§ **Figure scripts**
# # # # # # #

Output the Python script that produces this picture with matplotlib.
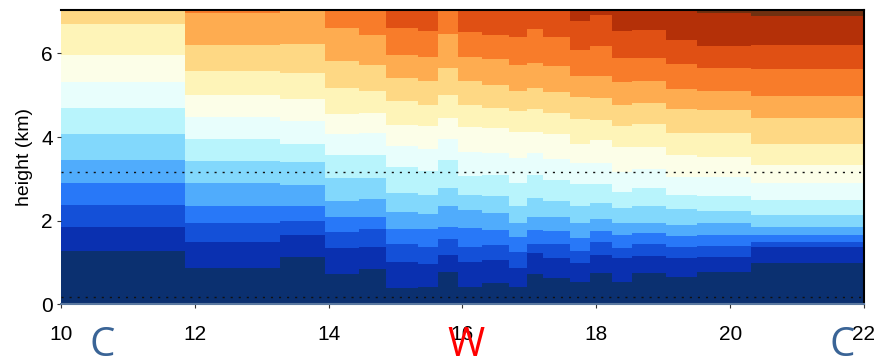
import numpy as np
import matplotlib
matplotlib.use('Agg')
import matplotlib.pyplot as plt

plt.rcParams['font.family'] = ['Liberation Sans', 'DejaVu Sans']

# Time bins (hour) used for each profile column
x_edges = [10.0, 11.85, 13.27, 13.95, 14.45, 14.85, 15.33, 15.64, 15.93, 16.29,
           16.70, 16.96, 17.21, 17.60, 17.90, 18.24, 18.54, 19.04, 19.50, 20.31, 22.0]

# Height (km) where each contour band ends, one value per column.
# nan = band continues above the top of the plot
nan = np.nan
top_1 = [1.27, 0.86, 1.13, 0.72, 0.84, 0.38, 0.42, 0.77, 0.41, 0.52,
         0.42, 0.72, 0.62, 0.54, 0.74, 0.54, 0.76, 0.66, 0.78, 1.00]
top_2 = [1.86, 1.48, 1.65, 1.34, 1.37, 1.02, 0.96, 1.17, 1.01, 1.05,
         0.88, 1.24, 1.10, 0.98, 1.18, 1.10, 1.16, 1.10, 1.14, 1.36]
top_3 = [2.38, 1.94, 1.99, 1.74, 1.81, 1.45, 1.38, 1.56, 1.38, 1.42,
         1.26, 1.45, 1.44, 1.28, 1.48, 1.34, 1.44, 1.38, 1.40, 1.50]
top_4 = [2.91, 2.34, 2.34, 2.08, 2.10, 1.81, 1.80, 1.86, 1.83, 1.78,
         1.62, 1.77, 1.75, 1.59, 1.75, 1.66, 1.70, 1.64, 1.66, 1.65]
top_5 = [3.44, 2.90, 2.85, 2.48, 2.51, 2.21, 2.17, 2.34, 2.26, 2.18,
         1.94, 2.08, 2.08, 1.95, 2.05, 1.95, 1.95, 1.90, 1.94, 1.86]
top_6 = [4.08, 3.43, 3.40, 3.03, 3.01, 2.67, 2.62, 2.79, 2.61, 2.59,
         2.34, 2.54, 2.46, 2.34, 2.43, 2.30, 2.36, 2.28, 2.24, 2.14]
top_7 = [4.70, 3.95, 3.83, 3.58, 3.58, 3.29, 3.20, 3.44, 3.08, 3.09,
         2.89, 3.09, 2.97, 2.87, 2.88, 2.69, 2.79, 2.62, 2.60, 2.50]
top_8 = [5.32, 4.49, 4.38, 4.07, 4.09, 3.79, 3.72, 3.96, 3.64, 3.61,
         3.51, 3.63, 3.48, 3.37, 3.37, 3.17, 3.23, 3.05, 3.04, 2.91]
top_9 = [5.97, 5.01, 4.92, 4.56, 4.58, 4.30, 4.27, 4.46, 4.25, 4.22,
         4.13, 4.13, 4.08, 3.83, 3.93, 3.77, 3.77, 3.57, 3.53, 3.32]
top_10 = [6.71, 5.59, 5.54, 5.18, 5.09, 4.85, 4.77, 5.01, 4.77, 4.70,
          4.62, 4.68, 4.58, 4.43, 4.41, 4.26, 4.31, 4.10, 4.10, 3.84]
top_11 = [nan, 6.21, 6.23, 5.82, 5.73, 5.42, 5.33, 5.65, 5.35, 5.25,
          5.11, 5.18, 5.08, 4.95, 4.94, 4.77, 4.82, 4.66, 4.65, 4.45]
top_12 = [nan, 6.96, nan, 6.61, 6.45, 5.97, 5.92, 6.47, 5.92, 5.87,
          5.73, 5.78, 5.71, 5.46, 5.46, 5.32, 5.35, 5.16, 5.10, 4.99]
top_13 = [nan, nan, nan, nan, nan, 6.61, 6.54, nan, 6.51, 6.45,
          6.38, 6.59, 6.40, 6.08, 6.18, 5.90, 5.88, 5.75, 5.66, 5.63]
top_14 = [nan, nan, nan, nan, nan, nan, nan, nan, nan, nan,
          nan, nan, nan, 6.78, 6.92, 6.54, 6.56, 6.32, 6.18, 6.21]
top_15 = [nan, nan, nan, nan, nan, nan, nan, nan, nan, nan,
          nan, nan, nan, nan, nan, nan, nan, nan, 6.96, 6.90]

band_colors = ['#0b3070', '#0a30b0', '#1450d8', '#2878f8', '#50acfc', '#82d8fc',
               '#b8f4fc', '#e8fefc', '#fcfee8', '#fef4b8', '#fed884', '#feac50',
               '#f87c2a', '#e05014', '#b43008', '#703010']

YTOP = 7.03

fig = plt.figure(figsize=(8.81, 3.61), dpi=100)
ax = fig.add_axes([0.0692, 0.1568, 0.9115, 0.8147])

left = np.array(x_edges[:-1])
widths = np.diff(x_edges)
tops = [top_1, top_2, top_3, top_4, top_5, top_6, top_7, top_8,
        top_9, top_10, top_11, top_12, top_13, top_14, top_15]
tops = [np.nan_to_num(np.array(t), nan=YTOP) for t in tops]
tops.append(np.full(len(left), YTOP))

bottom = np.zeros(len(left))
for color, top in zip(band_colors, tops):
    ax.bar(left, top - bottom, bottom=bottom, width=widths, align='edge',
           color=color, linewidth=0, antialiased=False)
    bottom = top

# reference levels
for h in (3.17, 0.18):
    ax.axhline(h, color='#111111', lw=1.0, linestyle=(0, (1.5, 4.3)))

ax.set_xlim(10, 22)
ax.set_ylim(0, YTOP)
ax.set_xticks([10, 12, 14, 16, 18, 20, 22])
ax.set_yticks([0, 2, 4, 6])
ax.tick_params(axis='x', labelsize=15, length=3, pad=12, color='#333333')
ax.tick_params(axis='y', labelsize=15, length=3, pad=3, color='#333333')
ax.set_ylabel('height (km)', fontsize=14, labelpad=6)

ax.spines['left'].set_visible(False)
ax.spines['top'].set_color('black')
ax.spines['top'].set_linewidth(1.5)
ax.spines['right'].set_color('black')
ax.spines['right'].set_linewidth(1.5)
ax.spines['bottom'].set_color('#5a78a0')
ax.spines['bottom'].set_linewidth(1.5)

# regime markers under the time axis
trans = ax.get_xaxis_transform()
marker_font = ['Open Sans', 'DejaVu Sans']
for xpos, letter, color in [(10.62, 'C', '#3a6496'),
                            (16.05, 'W', '#ff0000'),
                            (21.68, 'C', '#3a6496')]:
    ax.text(xpos, -0.176, letter, transform=trans, ha='center', va='baseline',
            fontsize=29, color=color, family=marker_font)

plt.savefig('out.png', dpi=100)
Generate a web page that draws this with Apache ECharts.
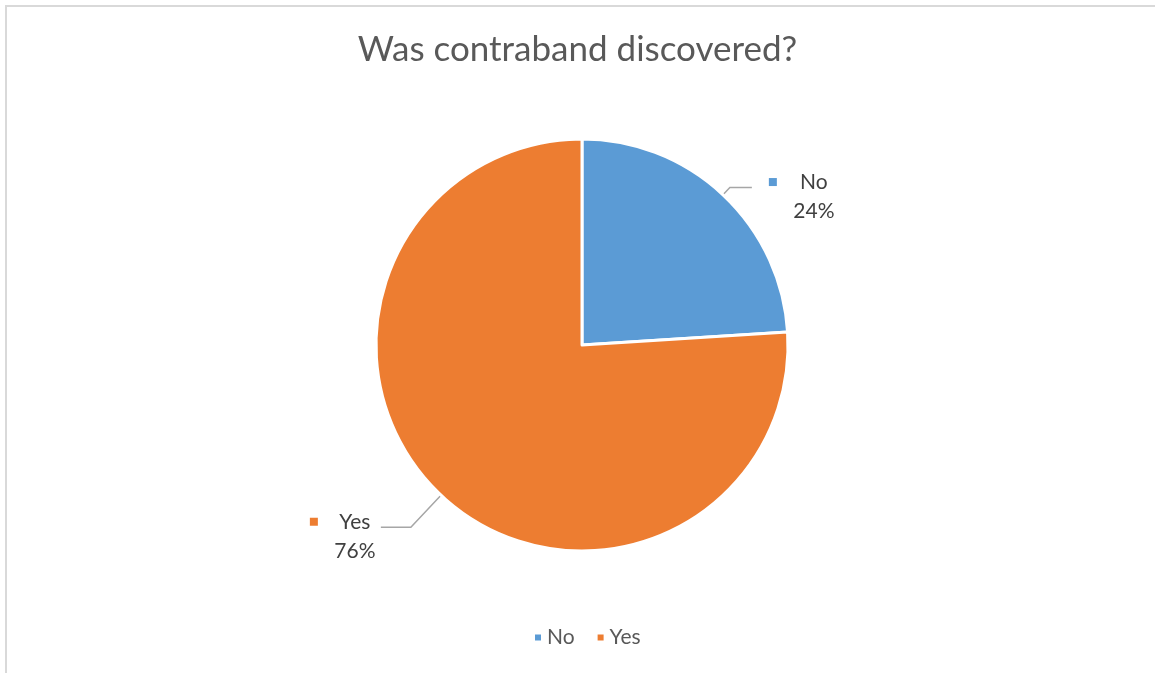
<!DOCTYPE html>
<html>
<head>
<meta charset="utf-8">
<script src="https://cdn.jsdelivr.net/npm/echarts@6/dist/echarts.min.js"></script>
<style>
  html, body { margin: 0; padding: 0; background: #ffffff; }
  #frame { position: absolute; left: 5px; top: 5px; width: 1160px; height: 680px;
           border-top: 2px solid #d9d9d9; border-left: 2px solid #d9d9d9; }
  #chart { position: absolute; left: 0; top: 0; width: 1155px; height: 673px; }
</style>
</head>
<body>
<div id="frame"></div>
<div id="chart"></div>
<script>
// Survey answers and their shares (percent)
const categories = ['No', 'Yes'];
const shares = [24, 76];
const colors = ['#5B9BD5', '#ED7D31'];
const titleText = 'Was contraband discovered?';

const FONT = 'Lato, "Open Sans", sans-serif';

// Leader line lengths per slice (radial part, horizontal part)
const leaderLen = [10, 44];
const leaderLen2 = [22, 30];
const labelGap = [17, 5];

// Data label: colour key on the left, name and percentage centred in a column
function labelFor(i) {
  const txt = { fontSize: 21, fontFamily: FONT, color: '#404040', align: 'center', lineHeight: 29, width: 42 };
  return {
    show: true,
    position: 'outside',
    distanceToLabelLine: labelGap[i],
    padding: [18, 0, 0, 0],
    formatter: '{m|}{g|}{n|{b}}\n{s|}{p|{d}%}',
    rich: {
      m: { width: 8, height: 8, backgroundColor: colors[i], align: 'center' },
      g: { width: 16, align: 'center' },
      s: { width: 24, align: 'center' },
      n: txt,
      p: txt
    }
  };
}

const chart = echarts.init(document.getElementById('chart'), null, { renderer: 'canvas' });
chart.setOption({
  animation: false,
  title: {
    text: titleText,
    left: 'center',
    top: 27,
    textStyle: { fontFamily: FONT, fontSize: 35, fontWeight: 'normal', color: '#595959' }
  },
  legend: {
    data: categories,
    bottom: 20,
    left: 528,
    padding: 5,
    icon: 'rect',
    itemWidth: 8,
    itemHeight: 8,
    itemGap: 21,
    textStyle: { fontFamily: FONT, fontSize: 21, color: '#595959' }
  },
  series: [{
    type: 'pie',
    center: [582, 345],
    radius: 206,
    startAngle: 90,
    clockwise: true,
    itemStyle: { borderColor: '#ffffff', borderWidth: 3 },
    labelLine: { lineStyle: { color: '#a6a6a6', width: 1.5 } },
    emphasis: { disabled: true },
    data: categories.map((c, i) => ({
      name: c,
      value: shares[i],
      itemStyle: { color: colors[i] },
      label: labelFor(i),
      labelLine: { show: true, length: leaderLen[i], length2: leaderLen2[i] }
    }))
  }]
});
</script>
</body>
</html>
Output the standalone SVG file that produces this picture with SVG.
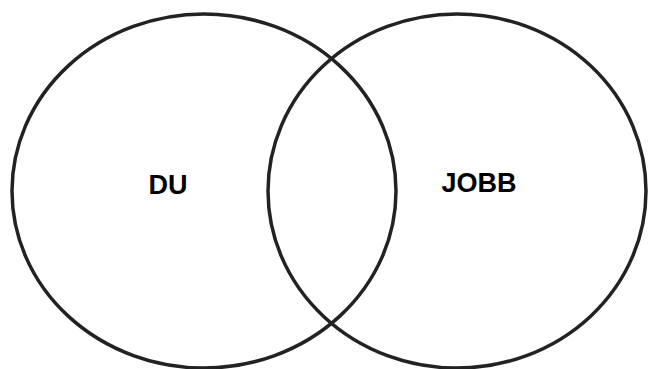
<svg xmlns="http://www.w3.org/2000/svg" width="649" height="369" viewBox="0 0 649 369">
<style>
.set{fill:none;stroke:#222222;stroke-width:3.5}
.lbl{font-family:"Liberation Sans",Arial,sans-serif;font-weight:bold;font-size:27px;fill:#000000;text-anchor:middle}
</style>
<rect width="649" height="369" fill="#ffffff"/>
<g id="du">
<ellipse class="set" cx="204" cy="191" rx="192" ry="177"/>
<text class="lbl" x="168" y="194">DU</text>
</g>
<g id="jobb">
<ellipse class="set" cx="457" cy="191" rx="189" ry="177"/>
<text class="lbl" x="479" y="192">JOBB</text>
</g>
<g id="connectors"/>
</svg>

# # # # # # #

§ **Work to do**
Quote, please, only the lines running from the one with "Output the standalone" down to the final line of the data above, keeping both ends and skipping the pictures.

§ **Result**
Output the standalone SVG file that produces this picture with SVG.
<svg xmlns="http://www.w3.org/2000/svg" width="649" height="369" viewBox="0 0 649 369">
<style>
.set{fill:none;stroke:#222222;stroke-width:3.5}
.lbl{font-family:"Liberation Sans",Arial,sans-serif;font-weight:bold;font-size:27px;fill:#000000;text-anchor:middle}
</style>
<rect width="649" height="369" fill="#ffffff"/>
<g id="du">
<ellipse class="set" cx="204" cy="191" rx="192" ry="177"/>
<text class="lbl" x="168" y="194">DU</text>
</g>
<g id="jobb">
<ellipse class="set" cx="457" cy="191" rx="189" ry="177"/>
<text class="lbl" x="479" y="192">JOBB</text>
</g>
<g id="connectors"/>
</svg>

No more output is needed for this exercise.